Beginning April 1, 2014, Island Air will be ending its Molokai service for good. The Honolulu-based turboprop airline owned by Oracle Corporation CEO Larry Ellison made the announcement earlier this week. The Molokai flight schedule includes service to the island from Honolulu Airport, Kahului Airport, Lanai Airport and Lihue Airport.

If you have already made flights with Island Air after April 2, the airline advises passengers to call its customer service number at (800) 388-1105. However, if your reservation falls before the April deadline, then you will not be affected by the announcement, according to Island Air. 

The airline did not give specifics on why the flights were canceled. However, Hawaiian Airlines’ Ohana aircrafts will begin offering flights to Molokai in mid-March.
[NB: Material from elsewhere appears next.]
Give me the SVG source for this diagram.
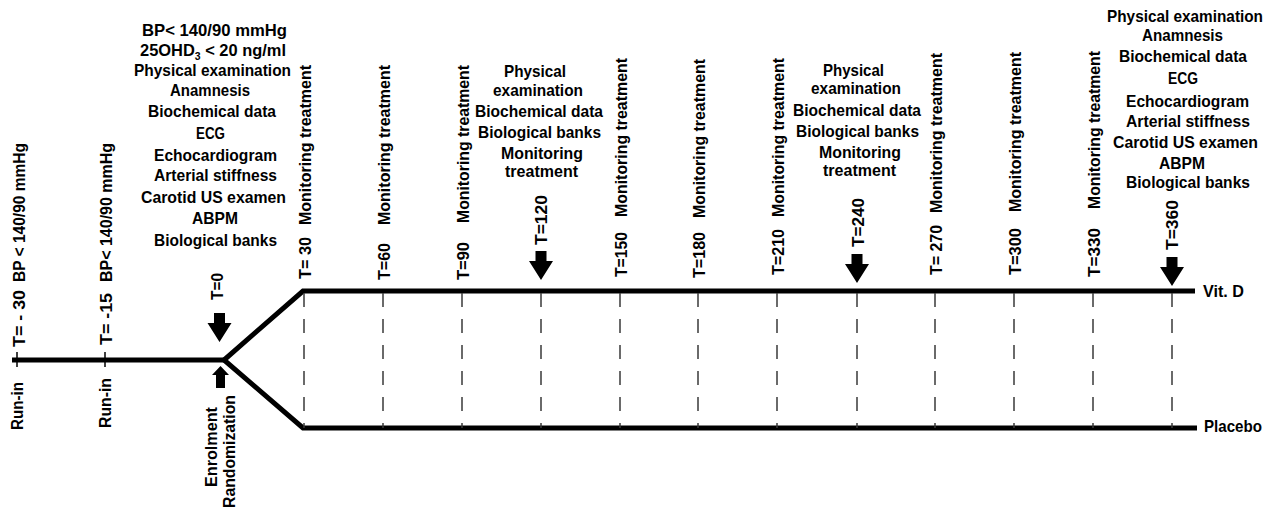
<svg xmlns="http://www.w3.org/2000/svg" xmlns:xlink="http://www.w3.org/1999/xlink" width="1277" height="510" viewBox="0 0 1277 510">
<style>
text{font-family:"Liberation Sans",Arial,sans-serif;font-weight:bold;fill:#000}
.h{font-size:16.5px}
.v{font-size:16.5px}
.main{fill:none;stroke:#000;stroke-width:5;stroke-linejoin:miter}
.tick{stroke:#000;stroke-width:1.5}
.dash{stroke:#3a3a3a;stroke-width:1.5;stroke-dasharray:14 12}
.arr{fill:#000}
</style>
<defs>
<path id="down" d="M-5.5,-29 H5.5 V-19 H12 L0,0 L-12,-19 H-5.5 Z"/>
</defs>
<rect width="1277" height="510" fill="#fff"/>

<g id="connectors">
<polyline class="main" points="12,360 224,360"/>
<polyline class="main" points="1195,291 303,291 224,360 303,428 1197,428"/>
<line class="tick" x1="17" y1="352" x2="17" y2="367"/>
<line class="tick" x1="105" y1="352" x2="105" y2="367"/>
<g>
<line class="dash" x1="304" y1="293" x2="304" y2="428"/>
<line class="dash" x1="383" y1="293" x2="383" y2="428"/>
<line class="dash" x1="462" y1="293" x2="462" y2="428"/>
<line class="dash" x1="541" y1="293" x2="541" y2="428"/>
<line class="dash" x1="620" y1="293" x2="620" y2="428"/>
<line class="dash" x1="698" y1="293" x2="698" y2="428"/>
<line class="dash" x1="777" y1="293" x2="777" y2="428"/>
<line class="dash" x1="857" y1="293" x2="857" y2="428"/>
<line class="dash" x1="935" y1="293" x2="935" y2="428"/>
<line class="dash" x1="1014" y1="293" x2="1014" y2="428"/>
<line class="dash" x1="1093" y1="293" x2="1093" y2="428"/>
<line class="dash" x1="1172" y1="293" x2="1172" y2="428"/>
</g>
<use href="#down" class="arr" x="219.5" y="342"/>
<use href="#down" class="arr" x="541" y="280"/>
<use href="#down" class="arr" x="857" y="283"/>
<use href="#down" class="arr" x="1172" y="286"/>
<path class="arr" d="M220.5,366 L229,375 H225 V388 H216 V375 H212 Z"/>
</g>

<g id="run-in-t-30">
<text class="v" transform="translate(25,347) rotate(-90)" textLength="57" lengthAdjust="spacingAndGlyphs">T= - 30</text>
<text class="v" transform="translate(25,282) rotate(-90)" textLength="139" lengthAdjust="spacingAndGlyphs">BP &lt; 140/90 mmHg</text>
<text class="v" transform="translate(23,430) rotate(-90)" textLength="48" lengthAdjust="spacingAndGlyphs">Run-in</text>
</g>

<g id="run-in-t-15">
<text class="v" transform="translate(112,345) rotate(-90)" textLength="52" lengthAdjust="spacingAndGlyphs">T= -15</text>
<text class="v" transform="translate(112,282) rotate(-90)" textLength="139" lengthAdjust="spacingAndGlyphs">BP&lt; 140/90 mmHg</text>
<text class="v" transform="translate(111,428) rotate(-90)" textLength="50" lengthAdjust="spacingAndGlyphs">Run-in</text>
</g>

<g id="t0">
<text class="h" x="142" y="36" textLength="145" lengthAdjust="spacingAndGlyphs">BP&lt; 140/90 mmHg</text>
<text class="h" x="140" y="56" textLength="146" lengthAdjust="spacingAndGlyphs">25OHD<tspan font-size="10.5" dy="4">3</tspan><tspan dy="-4"> &lt; 20 ng/ml</tspan></text>
<text class="h" x="134" y="76" textLength="157" lengthAdjust="spacingAndGlyphs">Physical examination</text>
<text class="h" x="170" y="96" textLength="80" lengthAdjust="spacingAndGlyphs">Anamnesis</text>
<text class="h" x="148" y="117" textLength="128" lengthAdjust="spacingAndGlyphs">Biochemical data</text>
<text class="h" x="196" y="139" textLength="29" lengthAdjust="spacingAndGlyphs">ECG</text>
<text class="h" x="154" y="161" textLength="123" lengthAdjust="spacingAndGlyphs">Echocardiogram</text>
<text class="h" x="154" y="181" textLength="123" lengthAdjust="spacingAndGlyphs">Arterial stiffness</text>
<text class="h" x="141" y="203" textLength="145" lengthAdjust="spacingAndGlyphs">Carotid US examen</text>
<text class="h" x="192" y="224" textLength="46" lengthAdjust="spacingAndGlyphs">ABPM</text>
<text class="h" x="154" y="246" textLength="123" lengthAdjust="spacingAndGlyphs">Biological banks</text>
<text class="v" transform="translate(223,300) rotate(-90)" textLength="27" lengthAdjust="spacingAndGlyphs">T=0</text>
<text class="v" transform="translate(217,487) rotate(-90)" textLength="80" lengthAdjust="spacingAndGlyphs">Enrolment</text>
<text class="v" transform="translate(235,508) rotate(-90)" textLength="113" lengthAdjust="spacingAndGlyphs">Randomization</text>
</g>

<g id="t30">
<text class="v" transform="translate(310.5,279) rotate(-90)" textLength="42" lengthAdjust="spacingAndGlyphs">T= 30</text>
<text class="v" transform="translate(310.5,225) rotate(-90)" textLength="160" lengthAdjust="spacingAndGlyphs">Monitoring treatment</text>
</g>
<g id="t60">
<text class="v" transform="translate(389.5,280) rotate(-90)" textLength="37" lengthAdjust="spacingAndGlyphs">T=60</text>
<text class="v" transform="translate(389.5,225) rotate(-90)" textLength="160" lengthAdjust="spacingAndGlyphs">Monitoring treatment</text>
</g>
<g id="t90">
<text class="v" transform="translate(468.5,280) rotate(-90)" textLength="38" lengthAdjust="spacingAndGlyphs">T=90</text>
<text class="v" transform="translate(468.5,223) rotate(-90)" textLength="158" lengthAdjust="spacingAndGlyphs">Monitoring treatment</text>
</g>
<g id="t120">
<text class="h" x="504" y="77" textLength="62" lengthAdjust="spacingAndGlyphs">Physical</text>
<text class="h" x="493" y="96" textLength="90" lengthAdjust="spacingAndGlyphs">examination</text>
<text class="h" x="475" y="117" textLength="128" lengthAdjust="spacingAndGlyphs">Biochemical data</text>
<text class="h" x="478" y="138" textLength="123" lengthAdjust="spacingAndGlyphs">Biological banks</text>
<text class="h" x="501" y="159" textLength="82" lengthAdjust="spacingAndGlyphs">Monitoring</text>
<text class="h" x="505" y="177" textLength="73" lengthAdjust="spacingAndGlyphs">treatment</text>
<text class="v" transform="translate(547,245) rotate(-90)" textLength="50" lengthAdjust="spacingAndGlyphs">T=120</text>
</g>
<g id="t150">
<text class="v" transform="translate(626.5,277) rotate(-90)" textLength="45" lengthAdjust="spacingAndGlyphs">T=150</text>
<text class="v" transform="translate(626.5,217) rotate(-90)" textLength="159" lengthAdjust="spacingAndGlyphs">Monitoring treatment</text>
</g>
<g id="t180">
<text class="v" transform="translate(704.5,278) rotate(-90)" textLength="46" lengthAdjust="spacingAndGlyphs">T=180</text>
<text class="v" transform="translate(704.5,218) rotate(-90)" textLength="159" lengthAdjust="spacingAndGlyphs">Monitoring treatment</text>
</g>
<g id="t210">
<text class="v" transform="translate(783.5,275) rotate(-90)" textLength="46" lengthAdjust="spacingAndGlyphs">T=210</text>
<text class="v" transform="translate(783.5,217) rotate(-90)" textLength="159" lengthAdjust="spacingAndGlyphs">Monitoring treatment</text>
</g>
<g id="t240">
<text class="h" x="823" y="76" textLength="61" lengthAdjust="spacingAndGlyphs">Physical</text>
<text class="h" x="811" y="94" textLength="90" lengthAdjust="spacingAndGlyphs">examination</text>
<text class="h" x="793" y="116" textLength="128" lengthAdjust="spacingAndGlyphs">Biochemical data</text>
<text class="h" x="796" y="137" textLength="123" lengthAdjust="spacingAndGlyphs">Biological banks</text>
<text class="h" x="819" y="158" textLength="82" lengthAdjust="spacingAndGlyphs">Monitoring</text>
<text class="h" x="823" y="176" textLength="73" lengthAdjust="spacingAndGlyphs">treatment</text>
<text class="v" transform="translate(864,247) rotate(-90)" textLength="49" lengthAdjust="spacingAndGlyphs">T=240</text>
</g>
<g id="t270">
<text class="v" transform="translate(941.5,275) rotate(-90)" textLength="50" lengthAdjust="spacingAndGlyphs">T= 270</text>
<text class="v" transform="translate(941.5,213) rotate(-90)" textLength="160" lengthAdjust="spacingAndGlyphs">Monitoring treatment</text>
</g>
<g id="t300">
<text class="v" transform="translate(1020.5,275) rotate(-90)" textLength="47" lengthAdjust="spacingAndGlyphs">T=300</text>
<text class="v" transform="translate(1020.5,212) rotate(-90)" textLength="160" lengthAdjust="spacingAndGlyphs">Monitoring treatment</text>
</g>
<g id="t330">
<text class="v" transform="translate(1099.5,277) rotate(-90)" textLength="49" lengthAdjust="spacingAndGlyphs">T=330</text>
<text class="v" transform="translate(1099.5,209) rotate(-90)" textLength="158" lengthAdjust="spacingAndGlyphs">Monitoring treatment</text>
</g>
<g id="t360">
<text class="h" x="1107" y="22" textLength="156" lengthAdjust="spacingAndGlyphs">Physical examination</text>
<text class="h" x="1142" y="41" textLength="81" lengthAdjust="spacingAndGlyphs">Anamnesis</text>
<text class="h" x="1119" y="62" textLength="128" lengthAdjust="spacingAndGlyphs">Biochemical data</text>
<text class="h" x="1168" y="84" textLength="30" lengthAdjust="spacingAndGlyphs">ECG</text>
<text class="h" x="1126" y="107" textLength="123" lengthAdjust="spacingAndGlyphs">Echocardiogram</text>
<text class="h" x="1126" y="127" textLength="124" lengthAdjust="spacingAndGlyphs">Arterial stiffness</text>
<text class="h" x="1113" y="148" textLength="145" lengthAdjust="spacingAndGlyphs">Carotid US examen</text>
<text class="h" x="1159" y="169" textLength="46" lengthAdjust="spacingAndGlyphs">ABPM</text>
<text class="h" x="1126" y="188" textLength="124" lengthAdjust="spacingAndGlyphs">Biological banks</text>
<text class="v" transform="translate(1178,250) rotate(-90)" textLength="50" lengthAdjust="spacingAndGlyphs">T=360</text>
</g>
<g id="vit-d">
<text class="h" x="1203" y="297" textLength="41" lengthAdjust="spacingAndGlyphs">Vit. D</text>
</g>
<g id="placebo">
<text class="h" x="1204" y="432" textLength="58" lengthAdjust="spacingAndGlyphs">Placebo</text>
</g>
</svg>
The subsidiary flights will begin three daily flights between Honolulu and Molokai on March 11 and then twice daily flights between Honolulu and Lanai beginning March 18.

Island Air Chief Executive Paul Casey said this in a statement, “Now that we are certain the island of Molokai will have adequate air service to match its needs, we have decided to redeploy our aircraft to another route that needs more capacity.” He did not say where these aircrafts will fly to after the April cancellation. Island Air flies five ATR 72-212s that seat 64 passengers. Hawaiian’s Ohana division will fly three ATR 42-500s that seat 48 passengers. Island Air will continue its flights between Honolulu and Kauai, Maui and Lanai. It will begin contacting customers who do not call the customer service line and assist them in ticket refunds or reservation transfers. All of its Molokai employees will be offered job transfers within the company, according to the announcement.

This situation is a good example of how much of a monopoly Hawaiian has on Hawaii’s airline industry. It seems every year, it announces more flights – both here and abroad – and more aircrafts. That could explain why roundtrip tickets inter-island are so expensive (about $100); they are able to charge passengers pretty much anything, with very little competition. Hopefully, Hawaiian cuts us a break and starts offering cheaper fares that we can actually afford!